Things are undoubtedly healing gradually -- and even in the numbers for the long-term jobless, the ones having the toughest time getting back into the labor market, there seems to be real signs of progress. The number of long-term unemployed, currently 3.2 million people, has declined by 1.1 million from a year ago, and the long-term unemployment rate, which in 2009 was at heights not seen since the Great Depression, is now steadily falling, according to the most recent Bureau of Labor statistics.
“We are seeing slow but measurable improvement,” said Heidi Shierholz, an economist at the Economic Policy Institute. “Things are getting better but things are also still very weak, and the long-term unemployed face the brunt of it.”

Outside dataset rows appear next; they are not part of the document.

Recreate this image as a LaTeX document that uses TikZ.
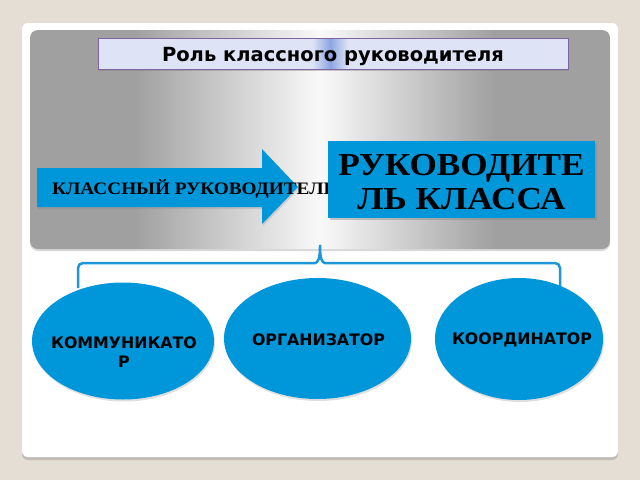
\documentclass[tikz,border=0pt]{standalone}
\usepackage{fontspec}
\newfontfamily\dejavu{DejaVu Sans}
\newfontfamily\timesbf{Liberation Serif}[FakeStretch=1.1]
\usetikzlibrary{shapes.geometric,shadows}

\definecolor{bgbeige}{RGB}{228,222,212}
\definecolor{panelgrey}{RGB}{160,160,160}
\definecolor{roleblue}{RGB}{0,150,218}
\definecolor{bracketblue}{RGB}{30,150,215}
\definecolor{titlelav}{RGB}{222,228,246}
\definecolor{titlespot}{RGB}{140,165,225}
\definecolor{titleline}{RGB}{128,100,162}

\pgfdeclarehorizontalshading{panelshade}{100bp}{color(0bp)=(panelgrey); color(34bp)=(panelgrey);
  color(50bp)=(white!94!panelgrey); color(65bp)=(panelgrey); color(100bp)=(panelgrey)}
\pgfdeclarehorizontalshading{titleshade}{100bp}{color(0bp)=(titlelav); color(47.8bp)=(titlelav);
  color(49.7bp)=(titlespot); color(51.6bp)=(titlelav); color(100bp)=(titlelav)}

\begin{document}
\begin{tikzpicture}[x=1pt, y=-1pt,
    role/.style 2 args={ellipse, fill=roleblue, minimum width=#1, minimum height=#2, inner sep=0pt,
      drop shadow={shadow xshift=1pt, shadow yshift=-2pt, opacity=0.25}},
    roletext/.style={font=\dejavu\bfseries\fontsize{15.8}{19}\selectfont, align=center, inner sep=0pt},
    titlebox/.style={shade, shading=titleshade, draw=titleline, line width=1pt, minimum width=470pt,
      minimum height=31pt, inner sep=0pt, text height=15pt, text depth=0pt,
      font=\dejavu\bfseries\fontsize{19.5}{23}\selectfont,
      drop shadow={shadow xshift=1pt, shadow yshift=-2pt, opacity=0.4}},
    bracket/.style={draw=bracketblue, line width=2.5pt, rounded corners=5pt}]
  \useasboundingbox (0,0) rectangle (640,480);
  \fill[bgbeige] (0,0) rectangle (640,480);

  \fill[white, rounded corners=6pt, drop shadow={shadow xshift=0pt, shadow yshift=-3pt, opacity=0.35}]
    (22,23) rectangle (618,457);
  \shade[shading=panelshade, rounded corners=8pt, drop shadow={shadow xshift=0pt, shadow yshift=-2pt, opacity=0.3}]
    (30,30) rectangle (610,249);

  \node[titlebox] (title) at (333,53.5) {Роль классного руководителя};

  \fill[roleblue, drop shadow={shadow xshift=1pt, shadow yshift=-2pt, opacity=0.25}]
    (37,168) -- (262,168) -- (262,149) -- (298,187) -- (262,224) -- (262,207) -- (37,207) -- cycle;
  \node[anchor=base west, inner sep=0pt, font=\timesbf\bfseries\fontsize{17.5}{20}\selectfont]
    (klruk) at (52,194) {КЛАССНЫЙ РУКОВОДИТЕЛЬ};

  \node[fill=roleblue, minimum width=267pt, minimum height=77pt, inner sep=0pt,
    drop shadow={shadow xshift=1.5pt, shadow yshift=-2pt, opacity=0.4}] (rukkl) at (461.5,179.5) {};
  \node[align=center, inner sep=0pt, font=\timesbf\bfseries\fontsize{32}{34}\selectfont]
    (rukkltxt) at (461.5,182.5) {РУКОВОДИТЕ\\ЛЬ КЛАССА};

  \coordinate (brl) at (78,288);
  \coordinate (brr) at (560,287);
  \coordinate (peak) at (320,242);
  \draw[bracket] (brl) -- (78,263) -- (310,263) .. controls (318,263) and (320,258) .. (peak)
    .. controls (320,258) and (322,263) .. (330,263) -- (560,263) -- (brr);

  \foreach \name/\x/\y/\w/\h in {komm/123/341/182/117, org/317.5/338.5/187/121, koord/519/339/168/122}
    \node[role={\w pt}{\h pt}] (\name) at (\x,\y) {};

  \foreach \name/\x/\y/\txt in {kommtxt/124/352/{КОММУНИКАТО\\Р}, orgtxt/318.5/339.5/ОРГАНИЗАТОР,
      koordtxt/522/340/КООРДИНАТОР}
    \node[roletext] (\name) at (\x,\y) {\txt};
\end{tikzpicture}
\end{document}
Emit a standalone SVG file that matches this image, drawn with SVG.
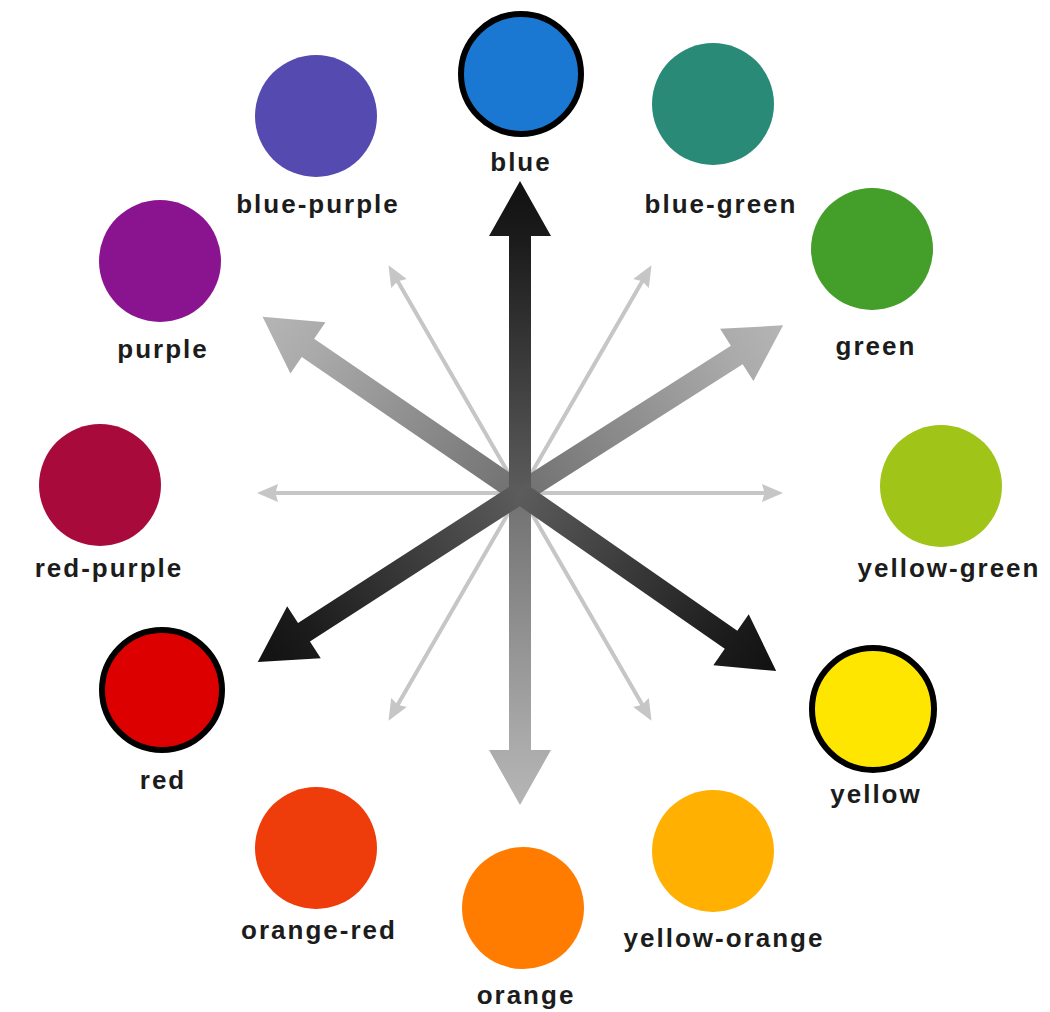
<svg xmlns="http://www.w3.org/2000/svg" width="1050" height="1012" viewBox="0 0 1050 1012">
<style>
.lbl{font-family:"Liberation Sans",Arial,sans-serif;font-weight:bold;font-size:26px;letter-spacing:2px;fill:#1c1c1c;text-anchor:middle}
.thin{fill:#c6c6c6}
</style>
<defs>
<linearGradient id="gDark" gradientUnits="userSpaceOnUse" x1="0" y1="0" x2="312" y2="0">
<stop offset="0" stop-color="#5c5c5c"/><stop offset="0.8" stop-color="#1c1c1c"/><stop offset="1" stop-color="#111"/>
</linearGradient>
<linearGradient id="gLight" gradientUnits="userSpaceOnUse" x1="0" y1="0" x2="312" y2="0">
<stop offset="0" stop-color="#707070"/><stop offset="0.8" stop-color="#aaaaaa"/><stop offset="1" stop-color="#b5b5b5"/>
</linearGradient>
<polygon id="thick" points="0,-11 257,-11 257,-31 312,0 257,31 257,11 0,11"/>
<polygon id="thinA" points="0,-2 244,-2 242,-9 263,0 242,9 244,2 0,2"/>
</defs>
<g id="connectors" transform="translate(520,493)">
<use href="#thinA" class="thin" transform="rotate(-120)"/>
<use href="#thinA" class="thin" transform="rotate(-60)"/>
<use href="#thinA" class="thin" transform="rotate(180)"/>
<use href="#thinA" class="thin" transform="rotate(0)"/>
<use href="#thinA" class="thin" transform="rotate(120)"/>
<use href="#thinA" class="thin" transform="rotate(60)"/>
<use href="#thick" fill="url(#gLight)" transform="rotate(-145.6)"/>
<use href="#thick" fill="url(#gLight)" transform="rotate(-32.5)"/>
<use href="#thick" fill="url(#gLight)" transform="rotate(90)"/>
<use href="#thick" fill="url(#gDark)" transform="rotate(-90)"/>
<use href="#thick" fill="url(#gDark)" transform="rotate(147.2)"/>
<use href="#thick" fill="url(#gDark)" transform="rotate(34.8)"/>
</g>
<g id="blue"><circle cx="521" cy="74" r="60" fill="#1a78d2" stroke="#000" stroke-width="6"/><text class="lbl" x="521" y="171">blue</text></g>
<g id="blue-green"><circle cx="713" cy="104" r="61" fill="#2a8a78"/><text class="lbl" x="721" y="213">blue-green</text></g>
<g id="green"><circle cx="872" cy="249" r="61" fill="#449e2a"/><text class="lbl" x="876" y="355">green</text></g>
<g id="yellow-green"><circle cx="941" cy="486" r="61" fill="#a0c418"/><text class="lbl" x="949" y="577">yellow-green</text></g>
<g id="yellow"><circle cx="873" cy="709" r="61" fill="#ffe600" stroke="#000" stroke-width="6"/><text class="lbl" x="876" y="803">yellow</text></g>
<g id="yellow-orange"><circle cx="713" cy="851" r="61" fill="#ffb000"/><text class="lbl" x="724" y="947">yellow-orange</text></g>
<g id="orange"><circle cx="523" cy="908" r="61" fill="#ff7c00"/><text class="lbl" x="526" y="1004">orange</text></g>
<g id="orange-red"><circle cx="316" cy="848" r="61" fill="#ee3c0a"/><text class="lbl" x="319" y="939">orange-red</text></g>
<g id="red"><circle cx="162" cy="690" r="60" fill="#dd0000" stroke="#000" stroke-width="6"/><text class="lbl" x="163" y="789">red</text></g>
<g id="red-purple"><circle cx="100" cy="485" r="61" fill="#a80a3c"/><text class="lbl" x="109" y="577">red-purple</text></g>
<g id="purple"><circle cx="160" cy="261" r="61" fill="#8a1490"/><text class="lbl" x="163" y="358">purple</text></g>
<g id="blue-purple"><circle cx="316" cy="116" r="61" fill="#544ab0"/><text class="lbl" x="318" y="213">blue-purple</text></g>
</svg>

In January, there was a White House summit to bring attention to the barriers long-term unemployed people were facing, with 300 businesses pledging not to discriminate against this group. Carbone was at the summit and said while he does feel positive about the jobs numbers, he thinks they’re skewed, with many dropping out of the labor market entirely or settling for part-time work.
According to recent research by Princeton University economists Alan Krueger, Judd Cramer and David Cho, who tracked the movements of the long-term unemployed over a 16-month period, only about 11% found steady employment a year later.
Carbone says that is why more help from states and the federal government is needed. And the White House seems to be responding. There is currently a $150 million grant competition for a program called the Ready to Work fund, which will help provide long-term-unemployed individuals with a range of services and training. (Platform to Employment has applied to be included in the program.)
“The American workforce system needs to be there to provide the basic remedies, the services that one needs to overcome,” said Carbone. “If these folks don’t get a foot in the door or don’t have a system that prepares them …they’re being excluded, and in [excluding them], we’re not supporting our fellow Americans to benefit from the most fundamental tenets of being an American -- opportunity being one of them. This group is being frozen, and they’re making the sacrifice for all of us by thinning the labor force.”
Last year when FOX Business interviewed Bob Greeney, he had been working at Metro North for a year after being out of work for nearly three years. He said going through P2E and subsequently getting a job -- and health insurance -- has been crucial this year.
“Over the winter, I snap-fractured my foot and was out for three months,” explained Greeney. “Several times I thought to myself, ‘My God, I am so lucky that I had a job when this happened.’ What would I have done if I didn’t have a job? I guess I would show up in the emergency room, and that’s not a good thing. So having a job and the benefits -- I can’t describe how important that has been and how much that means to me and how much I’ve thought about that.”
Klubek is also grateful.
“It’s the tiny things that people take for granted, and you don’t realize you took them for granted until you hit rock bottom,” she said. “Now, every single day on a little piece of paper I write down one good thing that happened to me and put it in a jar and on New Year’s Eve, I will dump out the jar and have 365 things that were good that happened to me.”
She said one of the messages will undoubtedly be: “I got a job.”
“Yes,” she nodded and smiled. “May 12.”